My last relationship, which lasted two and a half years, ended because my partner realized that I was chatting online with other men. This break up hurt a great deal and I cannot forgive myself for ruining a friendly and calm relationship by communicating – and sometimes meeting, but never proceeding to sexual relations – with men who seemed interesting to me, through social media dating sites.
I really do not know what drives me to this kind of behavior. I am very attracted to romantic flirting, but, I repeat, it almost never goes any further.
I tried to honestly explain to my partner that it was something like a game for me which never went beyond just a few messages and some rare encounters, but he did not believe me.
He has cut off all communication with me and I really miss him a lot. I regret this mistake of mine every day. How do you advise me to approach him? Is there a chance I can win him back?
It is a very common phenomenon nowadays, romantic flirting via the internet. The fact that we have access to it from everywhere facilitates communication but also infidelity. However, the prevailing view is that online flirting is not infidelity but merely a game, since there is no physical contact – often not even personal contact, and the chances of such a relationship being revealed are slim.

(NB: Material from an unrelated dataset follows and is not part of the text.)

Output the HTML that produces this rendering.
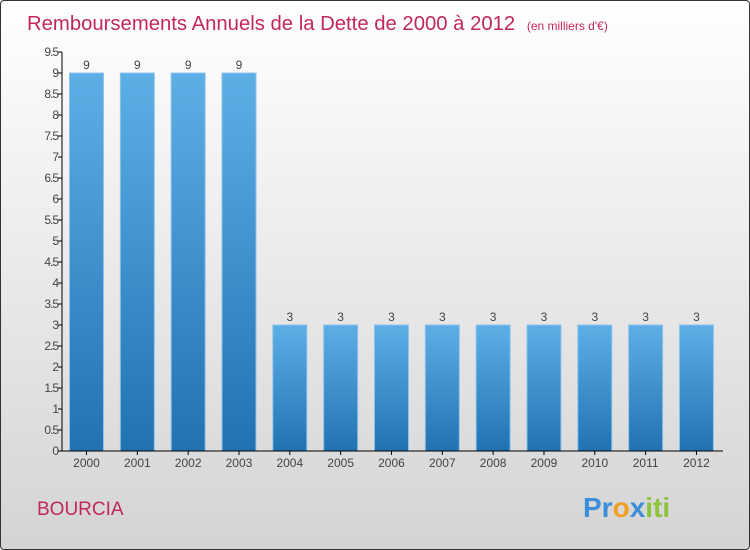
<!DOCTYPE html>
<html><head><meta charset="utf-8"><style>
body{margin:0;width:750px;height:550px;overflow:hidden;font-family:"Liberation Sans",sans-serif}
#wrap{position:absolute;left:0;top:0;width:748px;height:548px;border:1px solid #333;border-radius:4px;background:linear-gradient(#ffffff,#d4d4d4);overflow:hidden}
</style></head><body>
<div id="wrap">
<svg id="chart" width="750" height="550">
<text x="26" y="29" font-size="20.3" fill="#c2275c">Remboursements Annuels de la Dette de 2000 à 2012 <tspan font-size="12" dx="6">(en milliers d'€)</tspan></text>
<text x="36" y="514" font-size="19" fill="#c2275c">BOURCIA</text>
<text x="582" y="516" font-size="28" font-weight="bold"><tspan fill="#3a8fd8">Pr</tspan><tspan fill="#f0a020">o</tspan><tspan fill="#3a8fd8">x</tspan><tspan fill="#8cc43c">iti</tspan></text>
<g id="g"></g>
</svg>
</div>
<script>
const categories=["2000","2001","2002","2003","2004","2005","2006","2007","2008","2009","2010","2011","2012"];
const values=[9,9,9,9,3,3,3,3,3,3,3,3,3];
const valueLabels=["9","9","9","9","3","3","3","3","3","3","3","3","3"];
const yTicks=[0,0.5,1,1.5,2,2.5,3,3.5,4,4.5,5,5.5,6,6.5,7,7.5,8,8.5,9,9.5];
const NS="http://www.w3.org/2000/svg";
const g=document.getElementById('g');
const y0=450,pxPer=42,x0=85.5,step=50.83,bw=34,axX=61;
const ys=v=>y0-v*pxPer, xs=i=>x0+i*step;
function mk(t,a){const e=document.createElementNS(NS,t);for(const k in a)e.setAttribute(k,a[k]);g.appendChild(e);return e;}
const defs=mk('defs',{});
defs.innerHTML='<linearGradient id="bg" x1="0" y1="0" x2="0" y2="1"><stop offset="0" stop-color="#5eaee6"/><stop offset="1" stop-color="#2272b2"/></linearGradient>';
values.forEach((v,i)=>{
 const r=mk('rect',{x:xs(i)-bw/2,y:ys(v),width:bw,height:y0-ys(v),fill:'url(#bg)',stroke:'#8cc4ee','stroke-width':1});
 
 
 const t=mk('text',{x:xs(i),y:ys(v)-4,'font-size':12,fill:'#444','text-anchor':'middle'});
 t.textContent=valueLabels[i];
 
 
 const c=mk('text',{x:xs(i),y:y0+16,'font-size':12,fill:'#444','text-anchor':'middle'});
 c.textContent=categories[i];
 
 
 mk('line',{x1:xs(i),x2:xs(i),y1:y0,y2:y0+4,stroke:'#000'});
});
yTicks.forEach(v=>{
 mk('line',{x1:axX-4,x2:axX,y1:ys(v),y2:ys(v),stroke:'#000'});
 const t=mk('text',{x:axX-4,y:ys(v)+4,'font-size':12,fill:'#444','text-anchor':'end','letter-spacing':'-1'});
 t.textContent=String(v);
 
 
});
const ya=mk('line',{x1:axX,x2:axX,y1:ys(9.5),y2:y0,stroke:'#000'});


const xa=mk('line',{x1:axX-4,x2:722,y1:y0,y2:y0,stroke:'#000'});


</script>
</body></html>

From what you write to me, I understand that you may have the same attitude towards this issue.
But for some, perhaps for your partner, it is a form of infidelity or at least a betrayal of feelings about infidelity. To understand how your partner may feel, try to put yourself in his shoes for a while. If you found love messages on his computer, how would you feel? Would you consider it a game, and could you ignore it? Would you feel that you can trust him in the same way as before? If you were your partner, what would convince you that this person has romantic feelings for you? What would convince you not to feel hurt and not to leave him?
By answering these questions, you may be able to see if and when you can approach your partner again.
I really cannot answer your question about whether there is a chance to win him back. But what I could suggest to you, in order to better understand yourself and avoid such situations in the future, is to try to find, perhaps with the help of an expert, what is pushing you towards online flirting, even when you feel secure in your relationship.
Usually, there is a strong need for approval and self-acceptance behind such behaviors. Let us not forget that on the internet we can present ourselves as we would like to be and not as we really are.
Other times, flirting while being in a stable relationship can reveal a dysfunction in the relationship but also intense emotional insecurity that prevents the problem from being addressed or the situation clarified.
Finally, there are people who unknowingly cause the end of their relationship when they feel emotionally attached to someone because they are afraid that they are not good enough and there is a chance that their partner will leave them. Maybe this corresponds more to your case, from the moment your first husband left you.